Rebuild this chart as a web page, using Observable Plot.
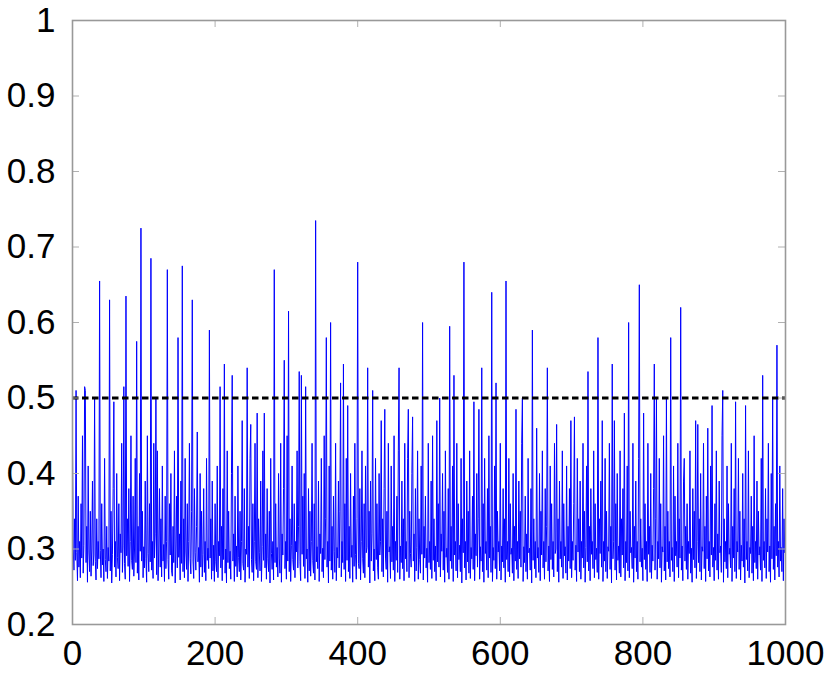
<!DOCTYPE html>
<html><head><meta charset="utf-8">
<script src="https://cdn.jsdelivr.net/npm/d3@7"></script>
<script src="https://cdn.jsdelivr.net/npm/@observablehq/plot@0.6"></script>
<style>body{margin:0;background:#fff}svg{display:block}</style>
</head><body><div id="chart"></div>
<script>
// series values for steps 0..1000
const values = [
.44,.30,.272,.34,.285,.51,.295,.258,.37,.276, .31,.262,.36,.288,.45,.268,.305,.515,.51,.282,
.33,.256,.41,.296,.27,.35,.264,.30,.39,.278, .292,.50,.283,.259,.34,.274,.31,.287,.655,.298,
.262,.36,.279,.30,.257,.42,.286,.27,.33,.261, .302,.284,.63,.271,.35,.255,.293,.38,.495,.276,
.31,.263,.40,.289,.274,.36,.258,.32,.295,.44, .269,.304,.515,.281,.26,.635,.291,.34,.277,.38,
.257,.31,.45,.285,.273,.37,.264,.30,.42,.282, .575,.268,.33,.259,.40,.297,.725,.284,.35,.262,
.303,.275,.39,.287,.256,.45,.294,.27,.36,.283, .685,.272,.31,.261,.44,.288,.32,.50,.266,.43,
.258,.30,.38,.276,.34,.263,.41,.284,.306,.257, .37,.274,.31,.67,.286,.26,.36,.292,.40,.271,
.264,.33,.282,.43,.255,.30,.37,.275,.58,.289, .32,.259,.39,.281,.675,.27,.34,.262,.42,.296,
.273,.36,.257,.31,.44,.287,.267,.35,.63,.284, .261,.38,.295,.272,.33,.455,.283,.302,.256,.40,
.276,.35,.263,.293,.38,.269,.31,.258,.42,.285, .301,.274,.59,.288,.34,.26,.39,.271,.305,.257,
.36,.283,.27,.41,.262,.31,.291,.515,.275,.33, .258,.38,.286,.545,.268,.30,.255,.43,.282,.35,
.274,.297,.26,.40,.53,.284,.32,.257,.37,.277, .304,.263,.41,.289,.27,.35,.259,.31,.47,.281,
.272,.38,.256,.30,.293,.54,.276,.33,.261,.42, .465,.286,.269,.36,.258,.31,.44,.283,.273,.48,
.262,.34,.295,.271,.39,.257,.303,.43,.285,.48, .275,.32,.26,.38,.287,.27,.35,.255,.42,.294,
.273,.31,.259,.67,.282,.36,.276,.302,.263,.40, .288,.268,.44,.256,.32,.292,.38,.55,.274,.31,
.26,.45,.284,.615,.27,.34,.257,.305,.41,.286, .272,.36,.262,.31,.296,.43,.275,.33,.535,.283,
.258,.53,.293,.37,.277,.40,.261,.515,.287,.30, .256,.38,.271,.35,.264,.31,.44,.285,.268,.36,
.259,.735,.283,.303,.274,.39,.257,.32,.294,.42, .27,.301,.262,.45,.286,.34,.58,.276,.31,.255,
.41,.284,.60,.272,.33,.26,.37,.297,.269,.44, .258,.302,.288,.39,.275,.35,.52,.263,.31,.282,
.545,.273,.36,.257,.42,.285,.49,.27,.33,.261, .40,.289,.305,.256,.37,.277,.44,.293,.26,.34,
.68,.281,.274,.38,.259,.31,.43,.287,.268,.36, .262,.41,.295,.302,.54,.276,.35,.255,.39,.284,
.32,.51,.271,.30,.258,.42,.286,.36,.275,.26, .40,.292,.31,.47,.27,.34,.263,.38,.485,.288,
.273,.35,.256,.44,.296,.303,.261,.41,.283,.33, .272,.45,.257,.31,.285,.37,.269,.43,.54,.26,
.304,.282,.39,.274,.34,.258,.44,.287,.31,.27, .42,.485,.262,.35,.294,.276,.40,.475,.284,.32,
.257,.38,.271,.302,.43,.26,.34,.286,.268,.41, .293,.60,.259,.33,.288,.37,.275,.301,.256,.44,
.282,.31,.273,.39,.261,.45,.285,.34,.27,.304, .258,.47,.283,.36,.276,.50,.263,.32,.297,.40,
.272,.35,.256,.43,.289,.301,.269,.38,.26,.595, .284,.33,.274,.41,.257,.53,.292,.31,.271,.44,
.262,.36,.286,.305,.27,.42,.255,.34,.295,.68, .275,.31,.259,.39,.283,.35,.268,.43,.261,.302,
.287,.37,.273,.495,.258,.32,.291,.40,.276,.34, .485,.26,.303,.284,.54,.27,.36,.256,.42,.294,
.31,.272,.38,.262,.45,.288,.33,.269,.64,.257, .302,.285,.41,.274,.52,.26,.35,.296,.31,.271,
.44,.259,.304,.283,.38,.275,.34,.256,.655,.286, .31,.27,.42,.263,.36,.293,.301,.268,.40,.258,
.33,.284,.485,.273,.31,.261,.39,.287,.35,.276, .44,.50,.257,.303,.282,.37,.27,.32,.26,.42,
.295,.301,.272,.38,.255,.59,.285,.34,.274,.31, .262,.46,.288,.302,.269,.40,.258,.35,.292,.43,
.275,.31,.26,.38,.283,.33,.54,.271,.304,.257, .41,.286,.36,.273,.31,.263,.44,.294,.30,.465,
.27,.34,.256,.39,.287,.31,.276,.43,.261,.36, .291,.303,.268,.41,.259,.33,.284,.38,.274,.47,
.262,.31,.285,.36,.475,.272,.305,.257,.42,.296, .34,.27,.39,.26,.31,.288,.44,.275,.35,.256,
.302,.41,.283,.535,.271,.33,.258,.38,.293,.31, .274,.43,.262,.36,.286,.301,.269,.58,.26,.34,
.294,.39,.276,.47,.257,.31,.284,.42,.27,.35, .261,.303,.297,.44,.273,.33,.255,.545,.287,.31,
.47,.272,.36,.259,.40,.285,.304,.268,.43,.263, .34,.292,.38,.275,.48,.258,.31,.282,.41,.271,
.60,.262,.35,.295,.302,.274,.44,.256,.33,.288, .39,.27,.31,.26,.42,.65,.283,.34,.276,.301,
.258,.48,.286,.36,.273,.31,.257,.44,.293,.33, .269,.40,.261,.305,.284,.38,.545,.272,.34,.50,
.26,.31,.287,.42,.275,.36,.256,.303,.296,.45, .271,.33,.259,.50,.283,.35,.274,.31,.263,.58,
.285,.302,.27,.41,.257,.37,.291,.31,.276,.44, .262,.34,.288,.62,.272,.304,.258,.39,.42,.284,
.33,.273,.36,.26,.31,.294,.43,.268,.301,.256, .38,.286,.35,.275,.47,.261,.31,.465,.282,.34,
.27,.40,.259,.303,.297,.44,.274,.33,.257,.37, .287,.46,.271,.31,.263,.41,.292,.49,.276,.302,
.258,.36,.285,.43,.272,.32,.26,.39,.295,.304, .269,.45,.51,.256,.34,.283,.31,.274,.41,.262,
.36,.293,.301,.275,.44,.257,.33,.288,.38,.27, .495,.261,.31,.296,.42,.273,.35,.259,.305,.284,
.40,.276,.34,.255,.49,.286,.31,.271,.43,.262, .302,.294,.37,.268,.33,.258,.45,.282,.31,.274,
.39,.26,.35,.292,.303,.272,.42,.257,.53,.285, .31,.275,.38,.261,.34,.296,.44,.27,.304,.256,
.40,.287,.50,.273,.33,.259,.36,.291,.57,.276, .31,.263,.41,.284,.302,.27,.38,.258,.34,.295,
.33
];
const threshold = 0.5;
const xTicks = [0, 200, 400, 600, 800, 1000];
const yTicks = [0.2, 0.3, 0.4, 0.5, 0.6, 0.7, 0.8, 0.9, 1];

const series = values.map((v, i) => ({step: i, value: v}));
const W = 831, H = 674, mL = 72, mR = 46, mT = 20, mB = 50;
const innerW = W - mL - mR, innerH = H - mT - mB, tick = 7;

const chart = Plot.plot({
  width: W, height: H,
  marginLeft: mL, marginRight: mR, marginTop: mT, marginBottom: mB,
  style: {fontFamily: "'Liberation Sans', Arial, sans-serif", background: "#fff", color: "#000"},
  x: {domain: [0, 1000]},
  y: {domain: [0.2, 1]},
  marks: [
    Plot.line(series, {x: "step", y: "value", stroke: "#0000ff", strokeWidth: 1}),
    Plot.ruleY([threshold], {stroke: "#000", strokeWidth: 3, strokeDasharray: "6.5,3.5"}),
    Plot.ruleX(xTicks, {stroke: "#b0b0b0", strokeWidth: 1, insetTop: innerH - tick}),
    Plot.ruleX(xTicks, {stroke: "#b0b0b0", strokeWidth: 1, insetBottom: innerH - tick}),
    Plot.ruleY(yTicks, {stroke: "#b0b0b0", strokeWidth: 1, insetRight: innerW - tick}),
    Plot.ruleY(yTicks, {stroke: "#b0b0b0", strokeWidth: 1, insetLeft: innerW - tick}),
    Plot.frame({stroke: "#999", strokeWidth: 1.6}),
    Plot.axisX({ticks: xTicks, tickSize: 0, tickPadding: 16, fontSize: 35, tickFormat: d => String(d), label: null}),
    Plot.axisY({ticks: yTicks, tickSize: 0, tickPadding: 17, fontSize: 35, tickFormat: d => d === 1 ? "1" : d.toFixed(1), label: null})
  ]
});
document.getElementById("chart").appendChild(chart);
</script>
</body></html>
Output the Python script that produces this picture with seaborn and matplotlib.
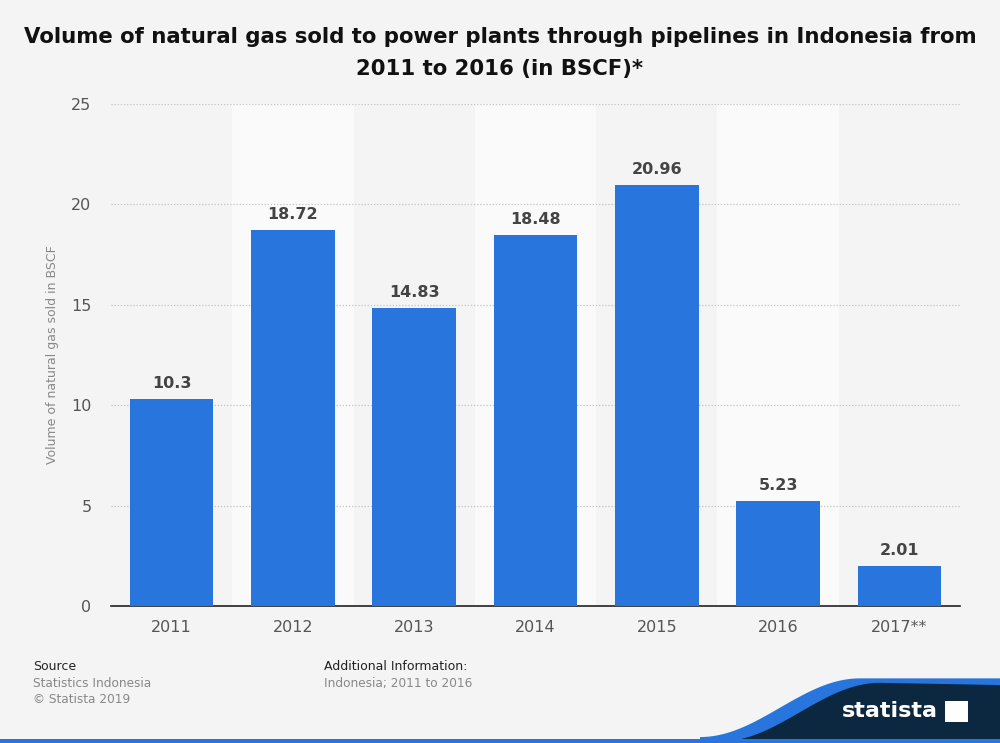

Exercise
Locate each line containing the string "picture" and show it.

Final answer
Output the Python script that produces this picture with seaborn and matplotlib.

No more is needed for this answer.